Overshadowing all of this debate is climate change and the increasing likelihood of both droughts and downpours, which pose challenges to supply on the one hand and stormwater drainage on the other.
The other two concerns Goff raised related to governance and accountability, and the risk of privatisation down the track.
Wednesday's announcements laid out the complex and bespoke ownership and governance structure of the new water entities.
They will belong, in a collective sense, to the councils in their respective regions on behalf of their communities.
But this would not be ownership in the normal commercial sense, like shares in a company. The entities would not, for example, pay dividends.
Nor could they be sold unless at least 75per cent of the votes cast in a referendum agreed.
That ought to reduce the Auckland Council's concern that "the water supply entities proposed would be more easily privatised by a future government, with a $10b investment made in Watercare by Auckland residents passed across to a profit-making entity."
However, the provisions addressing privatisation risk would be embodied in a statute, which any future Parliament could always repeal. The real protection would lie in public hostility to the idea of privatising water.
Essentially there would be two layers to the governance structure. Councils and mana whenua would each provide half of probably 12 members of a Regional Representative Group, which would specify strategic and performance expectations for the new entity and also appoint and monitor the entity's board.
So you would have management directed by, and accountable to, a board selected on the basis of relevant competence, which in turn would be accountable to the Regional Representative Group representing councils and mana whenua.
The inclusion of mana whenua in the structure is not only about the vexed issue of Māori rights and interests in freshwater.
It should also ensure a stronger voice for environmental stewardship and intergenerational equity than local body politicians can be trusted to provide.
A key objective of the reform is to separate the provision of water services from councils not only operationally but financially, given their funding constraints.
"It is proposed that water services entities will take on a significant amount of debt (as much as six to seven times revenue, consistent with levels of debt employed overseas), and will have no access to equity capital," a Cabinet paper released this week explained.
"The absolute quantum of debt able to be borrowed will depend on investors being comfortable that water services entities demonstrate a willingness and ability to increase prices to meet the full cost of delivering their services, supported by an independent economic regulatory regime."
An intriguing footnote to a redacted passage says "This amount is in addition to the $5b to $7b of local authority debt that the water services entities would take over as part of the transfer process."
For most councils, then, the proposed reform would be fiscally liberating, relieving them of increasingly onerous and costly responsibilities.
But only if the plan is not torpedoed by metropolitan councils, like Auckland or Christchurch, opting out as current policy would allow.
Local Government Minister Nanaia Mahuta is expected to have more to say this month on those what-if concerns.
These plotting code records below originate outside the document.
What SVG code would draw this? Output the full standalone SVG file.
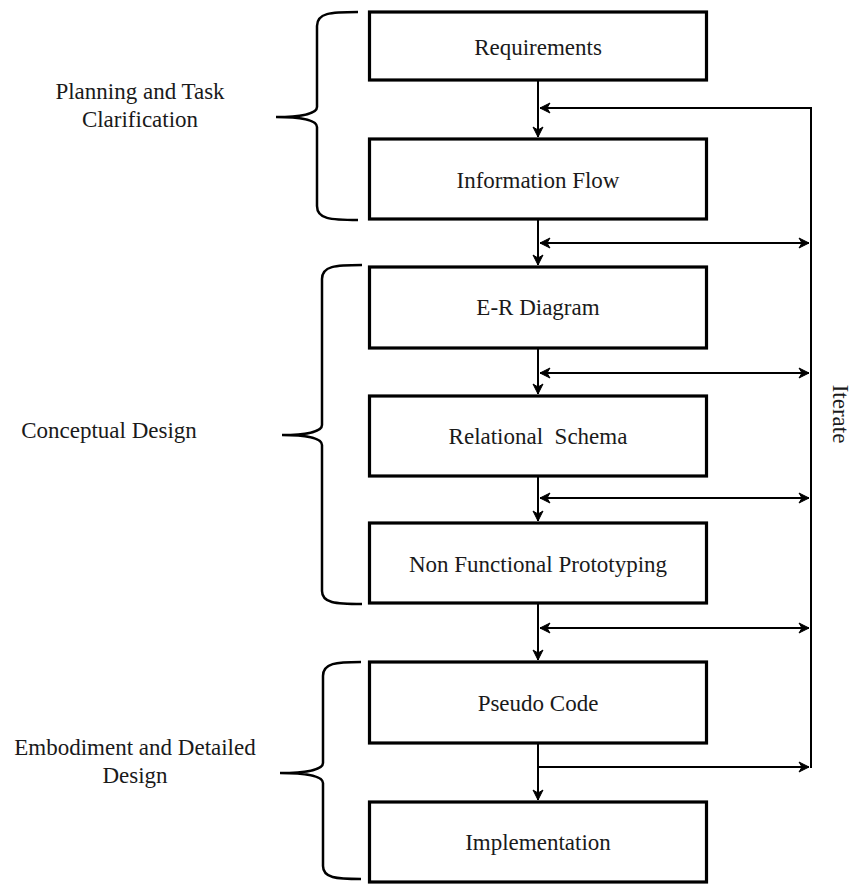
<svg xmlns="http://www.w3.org/2000/svg" width="854" height="884" viewBox="0 0 854 884">
<style>
.box{fill:#fff;stroke:#000;stroke-width:3.2}
.lbl{font-family:"Liberation Serif","Times New Roman",serif;font-size:23px;fill:#1a1a1a;text-anchor:middle}
.con{fill:none;stroke:#000;stroke-width:2}
.brace{fill:none;stroke:#000;stroke-width:2.5}
</style>
<defs>
<marker id="ah" markerUnits="userSpaceOnUse" viewBox="-12 -7 14 14" refX="0" refY="0" markerWidth="14" markerHeight="14" orient="auto-start-reverse">
<path d="M0,0 L-10,-5 L-7,0 L-10,5 Z" fill="#000" stroke="#000" stroke-width="1"/>
</marker>
</defs>
<rect width="854" height="884" fill="#fff"/>

<g id="connectors">
<line class="con" x1="538" y1="81" x2="538" y2="137" marker-end="url(#ah)"/>
<line class="con" x1="538" y1="220" x2="538" y2="265" marker-end="url(#ah)"/>
<line class="con" x1="538" y1="349" x2="538" y2="394" marker-end="url(#ah)"/>
<line class="con" x1="538" y1="477" x2="538" y2="521" marker-end="url(#ah)"/>
<line class="con" x1="538" y1="604" x2="538" y2="660" marker-end="url(#ah)"/>
<line class="con" x1="538" y1="744" x2="538" y2="800" marker-end="url(#ah)"/>
<path class="con" d="M811,768 L811,108 L540,108" marker-end="url(#ah)"/>
<line class="con" x1="540" y1="243" x2="809" y2="243" marker-start="url(#ah)" marker-end="url(#ah)"/>
<line class="con" x1="540" y1="373" x2="809" y2="373" marker-start="url(#ah)" marker-end="url(#ah)"/>
<line class="con" x1="540" y1="498" x2="809" y2="498" marker-start="url(#ah)" marker-end="url(#ah)"/>
<line class="con" x1="540" y1="628" x2="809" y2="628" marker-start="url(#ah)" marker-end="url(#ah)"/>
<line class="con" x1="538" y1="767" x2="809" y2="767" marker-end="url(#ah)"/>
</g>

<g id="n-requirements"><rect class="box" x="369.5" y="12" width="337" height="68"/><text class="lbl" x="538" y="55">Requirements</text></g>
<g id="n-information-flow"><rect class="box" x="369.5" y="139" width="337" height="80"/><text class="lbl" x="538" y="188">Information Flow</text></g>
<g id="n-er-diagram"><rect class="box" x="369.5" y="267" width="337" height="81"/><text class="lbl" x="538" y="315">E-R Diagram</text></g>
<g id="n-relational-schema"><rect class="box" x="369.5" y="396" width="337" height="80"/><text class="lbl" x="538" y="444" xml:space="preserve">Relational  Schema</text></g>
<g id="n-nonfunctional"><rect class="box" x="369.5" y="523" width="337" height="80"/><text class="lbl" x="538" y="572">Non Functional Prototyping</text></g>
<g id="n-pseudo-code"><rect class="box" x="369.5" y="662" width="337" height="81"/><text class="lbl" x="538" y="711">Pseudo Code</text></g>
<g id="n-implementation"><rect class="box" x="369.5" y="802" width="337" height="80"/><text class="lbl" x="538" y="850">Implementation</text></g>

<g id="g-planning">
<path class="brace" d="M358,12 C330,12 317,13 317,26 L317,107 C317,114 300,117 276,117 C300,117 317,120 317,127 L317,206 C317,219 330,220 358,220"/>
<text class="lbl" x="140" y="99">Planning and Task</text>
<text class="lbl" x="140" y="127">Clarification</text>
</g>
<g id="g-conceptual">
<path class="brace" d="M362,265 C335,265 322,266 322,279 L322,425 C322,432 305,435 282,435 C305,435 322,438 322,445 L322,591 C322,603 335,604 362,604"/>
<text class="lbl" x="109" y="438">Conceptual Design</text>
</g>
<g id="g-embodiment">
<path class="brace" d="M361,662 C336,662 323,663 323,676 L323,763 C323,770 305,773 280,773 C305,773 323,776 323,783 L323,866 C323,878 336,879 361,879"/>
<text class="lbl" x="135" y="755">Embodiment and Detailed</text>
<text class="lbl" x="135" y="783">Design</text>
</g>
<g id="iterate-label">
<text class="lbl" x="833" y="414" transform="rotate(90 833 414)">Iterate</text>
</g>
</svg>
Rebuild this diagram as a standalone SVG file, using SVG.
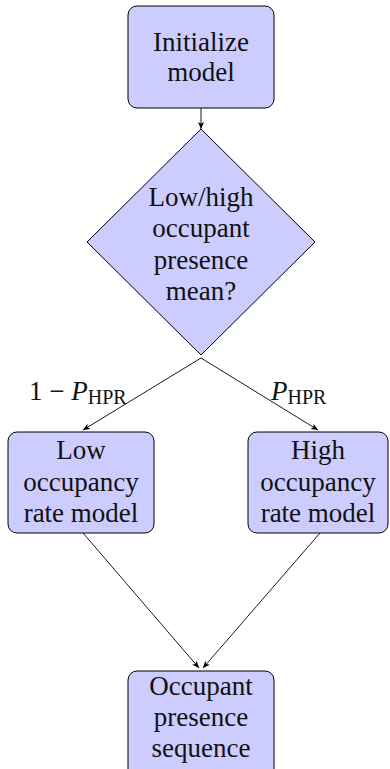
<svg xmlns="http://www.w3.org/2000/svg" width="390" height="769" viewBox="0 0 390 769">
<defs>
<style>
.box{fill:#ccccff;stroke:#000;stroke-width:1}
.c{stroke:#000;stroke-width:0.9;fill:none;marker-end:url(#ah)}
</style>
<marker id="ah" markerUnits="userSpaceOnUse" markerWidth="10" markerHeight="10" viewBox="-8 -5 10 10" refX="0" refY="0" orient="auto">
<path d="M0,0 L-7,-3 L-5.2,0 L-7,3 Z" fill="#000"/>
</marker>
</defs>
<g id="connectors">
<line class="c" x1="201" y1="108" x2="201" y2="129"/>
<line class="c" x1="201" y1="358" x2="83" y2="430"/>
<line class="c" x1="201" y1="358" x2="318" y2="430"/>
<line class="c" x1="83" y1="533" x2="199" y2="668"/>
<line class="c" x1="320" y1="533" x2="203" y2="668"/>
</g>
<g id="init">
<rect class="box" x="128" y="6" width="146" height="102" rx="9"/>
<text x="201" y="51" font-size="27" font-family="'Liberation Serif'" fill="#111" text-anchor="middle">Initialize</text>
<text x="201" y="81" font-size="27" font-family="'Liberation Serif'" fill="#111" text-anchor="middle">model</text>
</g>
<g id="decision">
<polygon class="box" points="201,129 315,242 201,355 87,242"/>
<text x="201" y="206" font-size="27" font-family="'Liberation Serif'" fill="#111" text-anchor="middle">Low/high</text>
<text x="201" y="237" font-size="27" font-family="'Liberation Serif'" fill="#111" text-anchor="middle">occupant</text>
<text x="201" y="269" font-size="27" font-family="'Liberation Serif'" fill="#111" text-anchor="middle">presence</text>
<text x="201" y="300" font-size="27" font-family="'Liberation Serif'" fill="#111" text-anchor="middle">mean?</text>
</g>
<g id="low">
<rect class="box" x="8" y="432" width="146" height="101" rx="9"/>
<text x="81" y="459" font-size="27" font-family="'Liberation Serif'" fill="#111" text-anchor="middle">Low</text>
<text x="81" y="491" font-size="27" font-family="'Liberation Serif'" fill="#111" text-anchor="middle">occupancy</text>
<text x="81" y="522" font-size="27" font-family="'Liberation Serif'" fill="#111" text-anchor="middle">rate model</text>
</g>
<g id="high">
<rect class="box" x="248" y="432" width="140" height="101" rx="9"/>
<text x="318" y="459" font-size="27" font-family="'Liberation Serif'" fill="#111" text-anchor="middle">High</text>
<text x="318" y="491" font-size="27" font-family="'Liberation Serif'" fill="#111" text-anchor="middle">occupancy</text>
<text x="318" y="522" font-size="27" font-family="'Liberation Serif'" fill="#111" text-anchor="middle">rate model</text>
</g>
<g id="sequence">
<rect class="box" x="128" y="671" width="146" height="110" rx="9"/>
<text x="201" y="695" font-size="27" font-family="'Liberation Serif'" fill="#111" text-anchor="middle">Occupant</text>
<text x="201" y="726" font-size="27" font-family="'Liberation Serif'" fill="#111" text-anchor="middle">presence</text>
<text x="201" y="757" font-size="27" font-family="'Liberation Serif'" fill="#111" text-anchor="middle">sequence</text>
</g>
<g id="labels">
<text x="29" y="400" font-size="27" font-family="'Liberation Serif'" fill="#111">1 − <tspan font-style="italic">P</tspan><tspan font-size="20" dy="4">HPR</tspan></text>
<text x="271" y="400" font-size="27" font-family="'Liberation Serif'" fill="#111"><tspan font-style="italic">P</tspan><tspan font-size="20" dy="4">HPR</tspan></text>
</g>
</svg>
Three waters reform should be seen as part of a more comprehensive overhaul of a broken resource management system.
A new Natural and Built Environments Act to replace the Resource Management Act will see about 100 district and regional council plans replaced by 14 regional ones and a shift in emphasis from avoiding negative effects to achieving strategically desirable outcomes, like housing the population and rehabilitating rivers which have been treated as sewers.
The new water entities will have to conform with that national framework, including the successors to national policy statements issued under the RMA.
They will also be bound by a new regulatory regime governing water quality standards.
And the Ministry of Business, Innovation and Employment will be charged with drawing up an economic regulatory regime to protect consumers from abuse by what will, after all, be monopolies.